--- BEGIN ---

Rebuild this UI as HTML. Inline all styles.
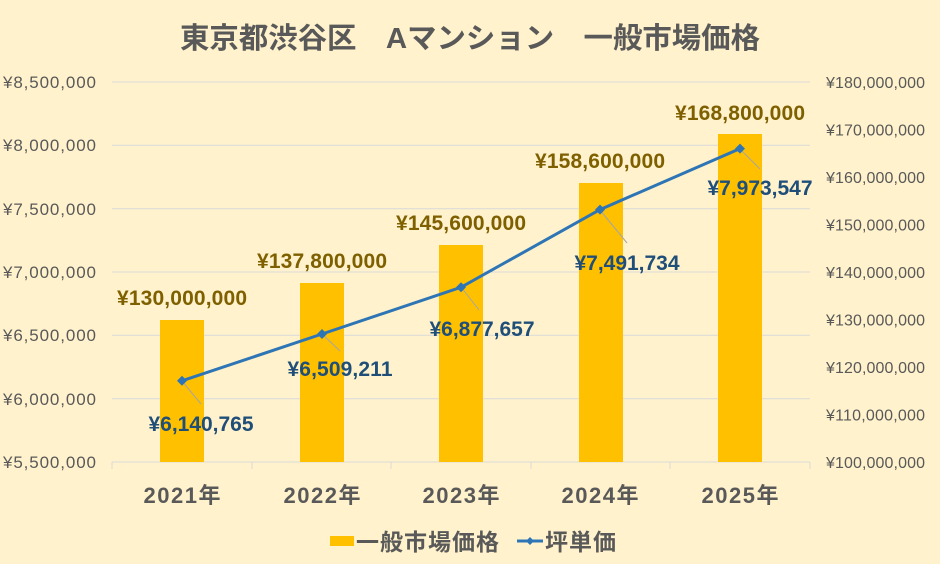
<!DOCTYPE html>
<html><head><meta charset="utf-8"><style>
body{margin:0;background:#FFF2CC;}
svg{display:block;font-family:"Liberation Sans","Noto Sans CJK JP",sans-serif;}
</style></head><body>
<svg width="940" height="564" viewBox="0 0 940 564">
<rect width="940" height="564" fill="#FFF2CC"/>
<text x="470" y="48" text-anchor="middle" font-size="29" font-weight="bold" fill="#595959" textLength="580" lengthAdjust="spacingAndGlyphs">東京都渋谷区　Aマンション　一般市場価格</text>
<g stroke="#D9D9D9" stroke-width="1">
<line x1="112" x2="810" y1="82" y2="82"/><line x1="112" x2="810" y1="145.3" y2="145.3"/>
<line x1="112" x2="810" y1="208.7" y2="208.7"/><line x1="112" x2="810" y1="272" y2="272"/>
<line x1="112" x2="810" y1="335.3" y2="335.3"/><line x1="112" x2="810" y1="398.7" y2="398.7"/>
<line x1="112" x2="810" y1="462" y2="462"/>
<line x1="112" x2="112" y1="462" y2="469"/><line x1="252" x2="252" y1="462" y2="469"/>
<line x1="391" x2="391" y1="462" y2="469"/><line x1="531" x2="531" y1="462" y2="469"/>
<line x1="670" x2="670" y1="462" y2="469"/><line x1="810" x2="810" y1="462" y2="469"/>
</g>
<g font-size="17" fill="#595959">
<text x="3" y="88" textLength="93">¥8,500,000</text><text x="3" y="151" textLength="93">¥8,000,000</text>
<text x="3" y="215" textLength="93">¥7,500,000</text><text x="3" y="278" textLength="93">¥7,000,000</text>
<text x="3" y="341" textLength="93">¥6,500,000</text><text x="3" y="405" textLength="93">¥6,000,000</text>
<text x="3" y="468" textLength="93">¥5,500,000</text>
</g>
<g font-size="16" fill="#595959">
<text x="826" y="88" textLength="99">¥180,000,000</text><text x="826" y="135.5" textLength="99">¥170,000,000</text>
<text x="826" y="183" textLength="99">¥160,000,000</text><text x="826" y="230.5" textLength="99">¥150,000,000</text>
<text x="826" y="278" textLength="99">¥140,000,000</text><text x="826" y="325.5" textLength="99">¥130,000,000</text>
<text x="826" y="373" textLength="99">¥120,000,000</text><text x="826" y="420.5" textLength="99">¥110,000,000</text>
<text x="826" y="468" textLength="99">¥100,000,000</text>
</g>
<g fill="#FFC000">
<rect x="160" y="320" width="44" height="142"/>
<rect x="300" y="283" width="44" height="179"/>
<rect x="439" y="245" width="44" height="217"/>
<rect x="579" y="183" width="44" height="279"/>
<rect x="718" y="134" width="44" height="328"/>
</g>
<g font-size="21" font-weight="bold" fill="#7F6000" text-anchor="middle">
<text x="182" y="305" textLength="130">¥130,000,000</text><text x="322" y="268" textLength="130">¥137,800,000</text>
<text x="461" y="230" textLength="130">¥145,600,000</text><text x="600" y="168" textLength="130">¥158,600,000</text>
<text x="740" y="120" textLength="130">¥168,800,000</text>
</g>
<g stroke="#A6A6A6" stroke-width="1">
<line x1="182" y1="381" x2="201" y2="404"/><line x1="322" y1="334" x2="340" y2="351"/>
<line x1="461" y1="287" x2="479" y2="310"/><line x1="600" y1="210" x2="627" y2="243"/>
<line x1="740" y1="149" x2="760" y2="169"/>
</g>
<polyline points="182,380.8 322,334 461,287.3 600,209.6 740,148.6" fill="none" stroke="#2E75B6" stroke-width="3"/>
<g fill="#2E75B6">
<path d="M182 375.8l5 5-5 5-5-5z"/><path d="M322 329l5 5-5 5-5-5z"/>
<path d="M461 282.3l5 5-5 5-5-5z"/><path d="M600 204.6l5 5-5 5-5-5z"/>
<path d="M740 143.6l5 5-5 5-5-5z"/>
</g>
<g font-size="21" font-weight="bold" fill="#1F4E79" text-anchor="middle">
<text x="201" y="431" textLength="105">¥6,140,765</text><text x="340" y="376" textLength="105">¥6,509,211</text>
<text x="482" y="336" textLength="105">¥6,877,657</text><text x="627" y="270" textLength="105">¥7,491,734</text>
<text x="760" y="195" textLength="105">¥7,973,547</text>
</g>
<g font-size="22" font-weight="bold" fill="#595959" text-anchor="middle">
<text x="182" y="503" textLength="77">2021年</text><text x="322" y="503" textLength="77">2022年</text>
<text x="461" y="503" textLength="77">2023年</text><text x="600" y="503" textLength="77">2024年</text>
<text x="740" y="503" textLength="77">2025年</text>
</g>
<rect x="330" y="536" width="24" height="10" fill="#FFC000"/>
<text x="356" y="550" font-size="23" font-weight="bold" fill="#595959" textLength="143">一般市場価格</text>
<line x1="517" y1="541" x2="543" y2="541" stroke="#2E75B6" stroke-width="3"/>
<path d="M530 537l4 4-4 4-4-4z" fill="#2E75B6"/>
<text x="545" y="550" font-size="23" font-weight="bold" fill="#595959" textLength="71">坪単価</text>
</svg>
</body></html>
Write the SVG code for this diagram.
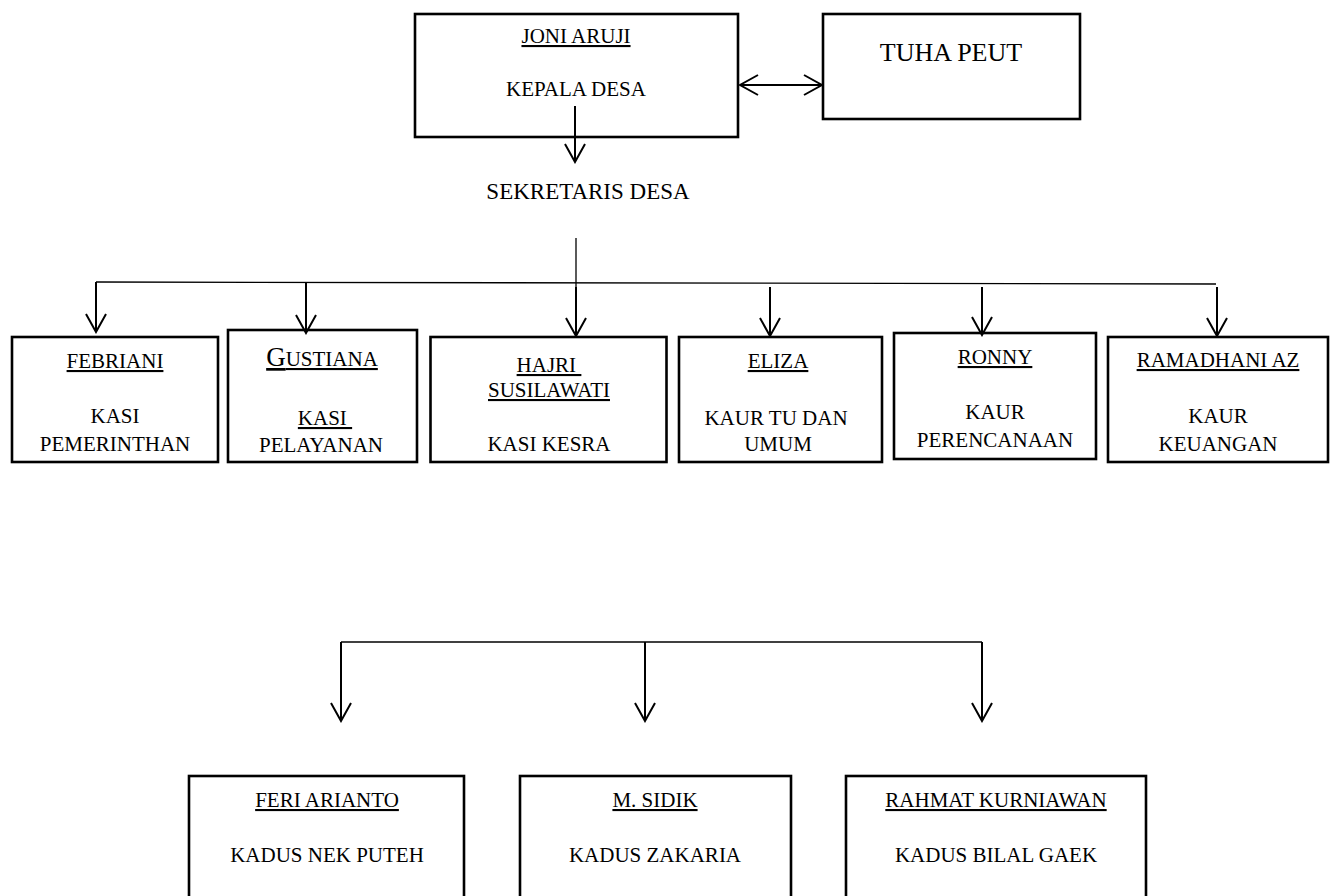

--- END ---

| Short exercise |
From the entries above, output every line exactly and omit any image.

| Written answer |
Rebuild this UI as HTML. Inline all styles.
<!DOCTYPE html>
<html><head><meta charset="utf-8"><style>
body{margin:0;background:#FFF2CC;}
svg{display:block;font-family:"Liberation Sans","Noto Sans CJK JP",sans-serif;}
</style></head><body>
<svg width="940" height="564" viewBox="0 0 940 564">
<rect width="940" height="564" fill="#FFF2CC"/>
<text x="470" y="48" text-anchor="middle" font-size="29" font-weight="bold" fill="#595959" textLength="580" lengthAdjust="spacingAndGlyphs">東京都渋谷区　Aマンション　一般市場価格</text>
<g stroke="#D9D9D9" stroke-width="1">
<line x1="112" x2="810" y1="82" y2="82"/><line x1="112" x2="810" y1="145.3" y2="145.3"/>
<line x1="112" x2="810" y1="208.7" y2="208.7"/><line x1="112" x2="810" y1="272" y2="272"/>
<line x1="112" x2="810" y1="335.3" y2="335.3"/><line x1="112" x2="810" y1="398.7" y2="398.7"/>
<line x1="112" x2="810" y1="462" y2="462"/>
<line x1="112" x2="112" y1="462" y2="469"/><line x1="252" x2="252" y1="462" y2="469"/>
<line x1="391" x2="391" y1="462" y2="469"/><line x1="531" x2="531" y1="462" y2="469"/>
<line x1="670" x2="670" y1="462" y2="469"/><line x1="810" x2="810" y1="462" y2="469"/>
</g>
<g font-size="17" fill="#595959">
<text x="3" y="88" textLength="93">¥8,500,000</text><text x="3" y="151" textLength="93">¥8,000,000</text>
<text x="3" y="215" textLength="93">¥7,500,000</text><text x="3" y="278" textLength="93">¥7,000,000</text>
<text x="3" y="341" textLength="93">¥6,500,000</text><text x="3" y="405" textLength="93">¥6,000,000</text>
<text x="3" y="468" textLength="93">¥5,500,000</text>
</g>
<g font-size="16" fill="#595959">
<text x="826" y="88" textLength="99">¥180,000,000</text><text x="826" y="135.5" textLength="99">¥170,000,000</text>
<text x="826" y="183" textLength="99">¥160,000,000</text><text x="826" y="230.5" textLength="99">¥150,000,000</text>
<text x="826" y="278" textLength="99">¥140,000,000</text><text x="826" y="325.5" textLength="99">¥130,000,000</text>
<text x="826" y="373" textLength="99">¥120,000,000</text><text x="826" y="420.5" textLength="99">¥110,000,000</text>
<text x="826" y="468" textLength="99">¥100,000,000</text>
</g>
<g fill="#FFC000">
<rect x="160" y="320" width="44" height="142"/>
<rect x="300" y="283" width="44" height="179"/>
<rect x="439" y="245" width="44" height="217"/>
<rect x="579" y="183" width="44" height="279"/>
<rect x="718" y="134" width="44" height="328"/>
</g>
<g font-size="21" font-weight="bold" fill="#7F6000" text-anchor="middle">
<text x="182" y="305" textLength="130">¥130,000,000</text><text x="322" y="268" textLength="130">¥137,800,000</text>
<text x="461" y="230" textLength="130">¥145,600,000</text><text x="600" y="168" textLength="130">¥158,600,000</text>
<text x="740" y="120" textLength="130">¥168,800,000</text>
</g>
<g stroke="#A6A6A6" stroke-width="1">
<line x1="182" y1="381" x2="201" y2="404"/><line x1="322" y1="334" x2="340" y2="351"/>
<line x1="461" y1="287" x2="479" y2="310"/><line x1="600" y1="210" x2="627" y2="243"/>
<line x1="740" y1="149" x2="760" y2="169"/>
</g>
<polyline points="182,380.8 322,334 461,287.3 600,209.6 740,148.6" fill="none" stroke="#2E75B6" stroke-width="3"/>
<g fill="#2E75B6">
<path d="M182 375.8l5 5-5 5-5-5z"/><path d="M322 329l5 5-5 5-5-5z"/>
<path d="M461 282.3l5 5-5 5-5-5z"/><path d="M600 204.6l5 5-5 5-5-5z"/>
<path d="M740 143.6l5 5-5 5-5-5z"/>
</g>
<g font-size="21" font-weight="bold" fill="#1F4E79" text-anchor="middle">
<text x="201" y="431" textLength="105">¥6,140,765</text><text x="340" y="376" textLength="105">¥6,509,211</text>
<text x="482" y="336" textLength="105">¥6,877,657</text><text x="627" y="270" textLength="105">¥7,491,734</text>
<text x="760" y="195" textLength="105">¥7,973,547</text>
</g>
<g font-size="22" font-weight="bold" fill="#595959" text-anchor="middle">
<text x="182" y="503" textLength="77">2021年</text><text x="322" y="503" textLength="77">2022年</text>
<text x="461" y="503" textLength="77">2023年</text><text x="600" y="503" textLength="77">2024年</text>
<text x="740" y="503" textLength="77">2025年</text>
</g>
<rect x="330" y="536" width="24" height="10" fill="#FFC000"/>
<text x="356" y="550" font-size="23" font-weight="bold" fill="#595959" textLength="143">一般市場価格</text>
<line x1="517" y1="541" x2="543" y2="541" stroke="#2E75B6" stroke-width="3"/>
<path d="M530 537l4 4-4 4-4-4z" fill="#2E75B6"/>
<text x="545" y="550" font-size="23" font-weight="bold" fill="#595959" textLength="71">坪単価</text>
</svg>
</body></html>
Write the SVG code for this diagram.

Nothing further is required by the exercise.